To provide immediate relief, World Vision supplied the school with tents as temporary classrooms for learning.
“The tent is obviously better than learning outside, and we were grateful, but we were really excited when they started building new classrooms. I, for one, am glad my juniors will be learning in safe classrooms,” saya Mary, a Grade 7 student from the school.
The community, collaborating with the Ministry of Education and World Vision's Zimbabwe office (and supported by the Disaster Emergency Committee), came together to build new classrooms for the school. To encourage local ownership of the project, the community would provide the bricks and the partners would take care of all the necessary remaining resources, including all the furnishings for the classrooms. Spurred on by this promise of help, the Manjokota community immediately mobilized themselves to meet a set target of 100,000 bricks to complete the blocks. They split themselves into ten groups, each group tasked with making 10,000 bricks.
Muchanyara Teyendepi, a woman from the community speaks of the experience: “We were now in competition. We wanted to see which group would make the most bricks in the shortest time.
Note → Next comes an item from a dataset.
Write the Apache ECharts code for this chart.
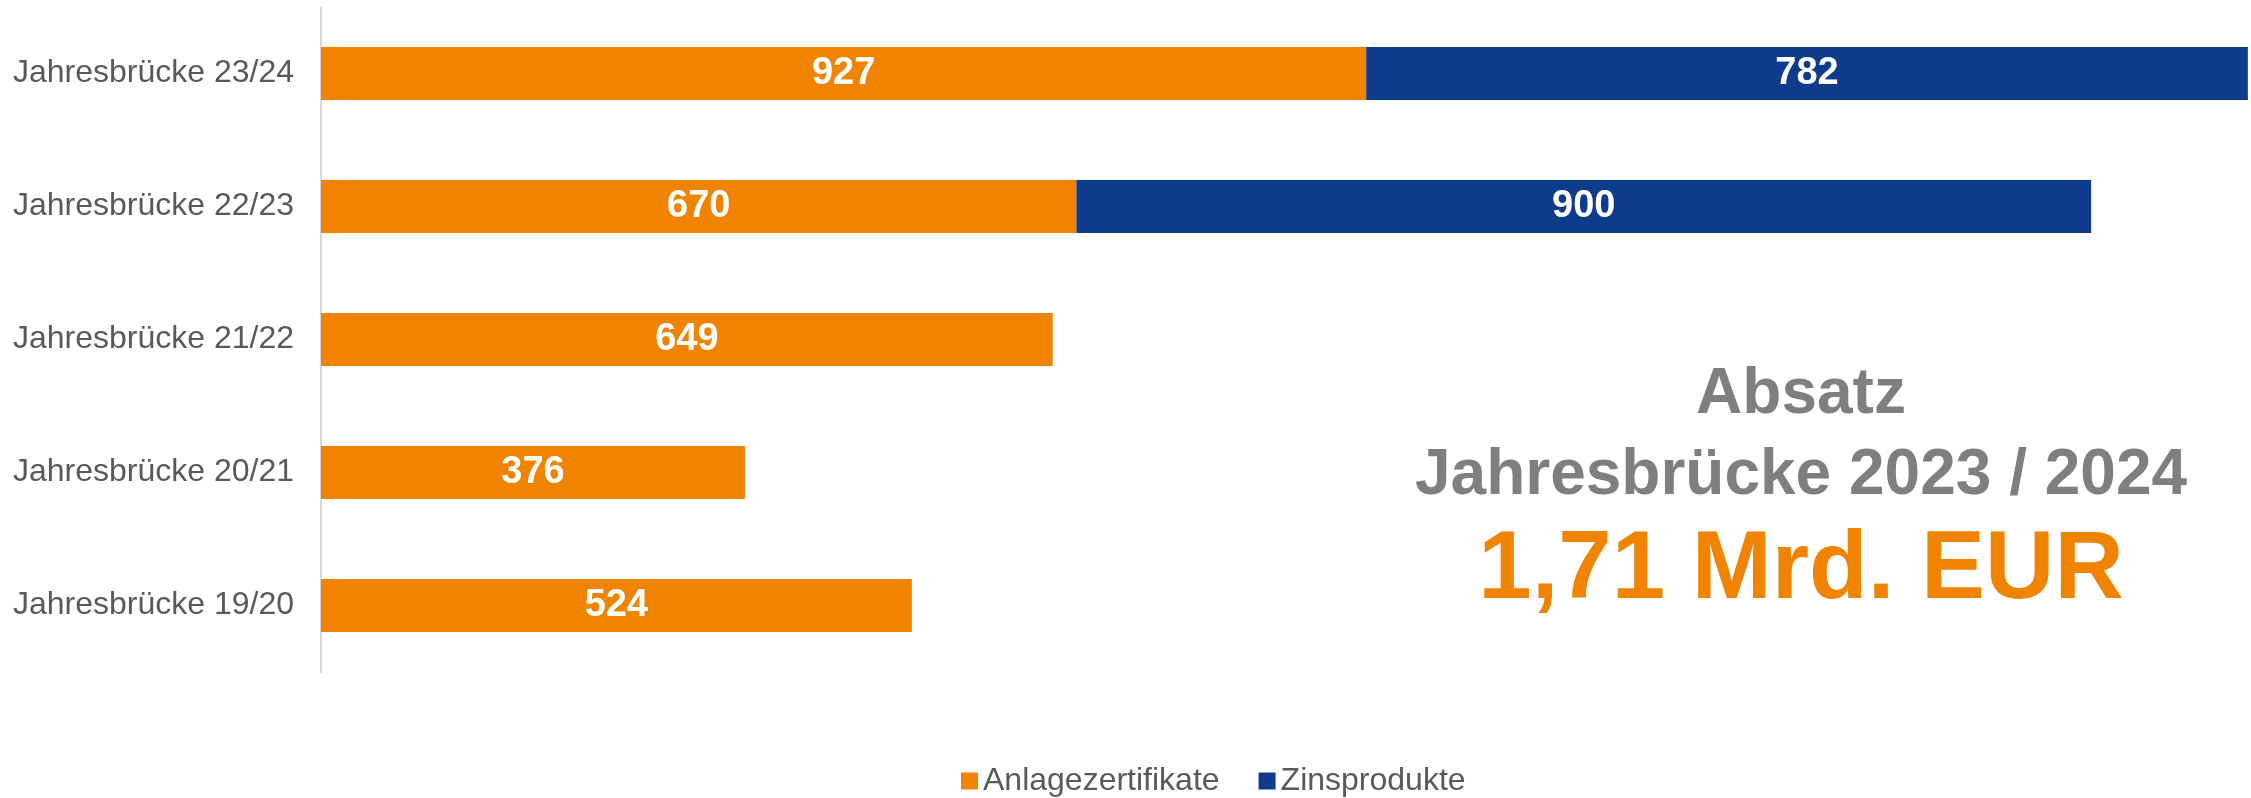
<!DOCTYPE html>
<html>
<head>
<meta charset="utf-8">
<script src="https://cdn.jsdelivr.net/npm/echarts@6/dist/echarts.min.js"></script>
<style>
    html, body { margin: 0; padding: 0; background: #fff; }
    #chart { width: 2251px; height: 798px; }
</style>
</head>
<body>
<div id="chart"></div>
<script>
// top to bottom, as in the picture
const categories = ['Jahresbrücke 23/24', 'Jahresbrücke 22/23', 'Jahresbrücke 21/22', 'Jahresbrücke 20/21', 'Jahresbrücke 19/20']
const anlagezertifikate = [927, 670, 649, 376, 524]
const zinsprodukte = [782, 900, null, null, null]
const seriesNames = ['Anlagezertifikate', 'Zinsprodukte']
const headline = ['Absatz', 'Jahresbrücke 2023 / 2024', '1,71 Mrd. EUR']

const FONT = '"Liberation Sans", Arial, sans-serif'
const ORANGE = '#F08300'
const BLUE = '#0E3B8B'

const chart = echarts.init(document.getElementById('chart'))

function barLabel() {
    return {
        show: true,
        position: 'inside',
        color: '#fff',
        fontWeight: 'bold',
        fontSize: 38,
        fontFamily: FONT
    }
}

chart.setOption({
    animation: false,
    grid: { left: 321, right: 2, top: 7, height: 665, containLabel: false },
    legend: {
        data: seriesNames,
        left: 956,
        top: 760,
        icon: 'rect',
        itemWidth: 17,
        itemHeight: 17,
        itemGap: 39,
        textStyle: { fontSize: 32, color: '#595959', fontFamily: FONT }
    },
    xAxis: {
        type: 'value',
        min: 0,
        max: 1710,
        show: false
    },
    yAxis: {
        type: 'category',
        data: categories,
        inverse: true,
        axisLine: { show: true, lineStyle: { color: '#D9D9D9', width: 2 } },
        axisTick: { show: false },
        axisLabel: { margin: 27, fontSize: 32, color: '#595959', fontFamily: FONT }
    },
    series: [
        {
            name: seriesNames[0],
            type: 'bar',
            stack: 'total',
            barWidth: 53,
            itemStyle: { color: ORANGE },
            label: barLabel(),
            data: anlagezertifikate
        },
        {
            name: seriesNames[1],
            type: 'bar',
            stack: 'total',
            barWidth: 53,
            itemStyle: { color: BLUE },
            label: barLabel(),
            data: zinsprodukte
        }
    ],
    graphic: [
        {
            type: 'text',
            x: 1801,
            y: 395,
            style: { text: headline[0], align: 'center', verticalAlign: 'middle', fill: '#7F7F7F', font: 'bold 64px ' + FONT }
        },
        {
            type: 'text',
            x: 1801,
            y: 476,
            style: { text: headline[1], align: 'center', verticalAlign: 'middle', fill: '#7F7F7F', font: 'bold 64px ' + FONT }
        },
        {
            type: 'text',
            x: 1801,
            y: 572,
            style: { text: headline[2], align: 'center', verticalAlign: 'middle', fill: ORANGE, font: 'bold 96px ' + FONT }
        }
    ]
})
</script>
</body>
</html>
And mind you, they had to be good bricks! Every member of the adult community had a role to play, and they fulfilled it. The men dug up the soil, mixed the sand, and the women fetched water. Whilst the men were making the bricks, women were moving them to the next point of production. And when it was time to harden and bake the bricks, the women fetched the firewood,”.
Rural communities are often praised for their cooperative nature, and with good reason. The Manjokota community is testament to this, working hard together to see the school rehabilitated within the stipulated timeline. The chiefs and community leaders were equally involved, mobilising the community, organising tasks, supervising the work and ensuring that community members stayed motivated. When the builders came, the community members assisted the builders in all the ways they could, mostly providing manual labour.
The school development committee chair Benson Manjokota passionately expressed gratitude for the assistance the community received to build new classrooms for their school.
“When they told us, we would be receiving building material, we were doubtful, honestly. Would that really happen for Manjokota?” says Benson, revealing their initial scepticism. He takes a moment, surveying one of the newly built classrooms proudly.
He adds: “We finally believed that we were going to receive assistance when we saw the vehicles approaching, that’s when we knew! We had our bricks ready, we had shown our commitment. Once they came we set a target for 28 February to complete the entire rehabilitation, and we met it. We weren’t expecting the help. It would have taken us four years to raise money for the 400 bags of cement, World Vision really assisted us."
After the 2019 tropical cyclone disaster, this activity will see children who had been left hopeless in a brand-new classroom and continuing to learn, thanks to the coming together of various partners in the reconstruction and building of the school classroom blocks. This resonates with World Vision’s strategic imperative of collaborating for greater impact in building brighter futures for vulnerable children!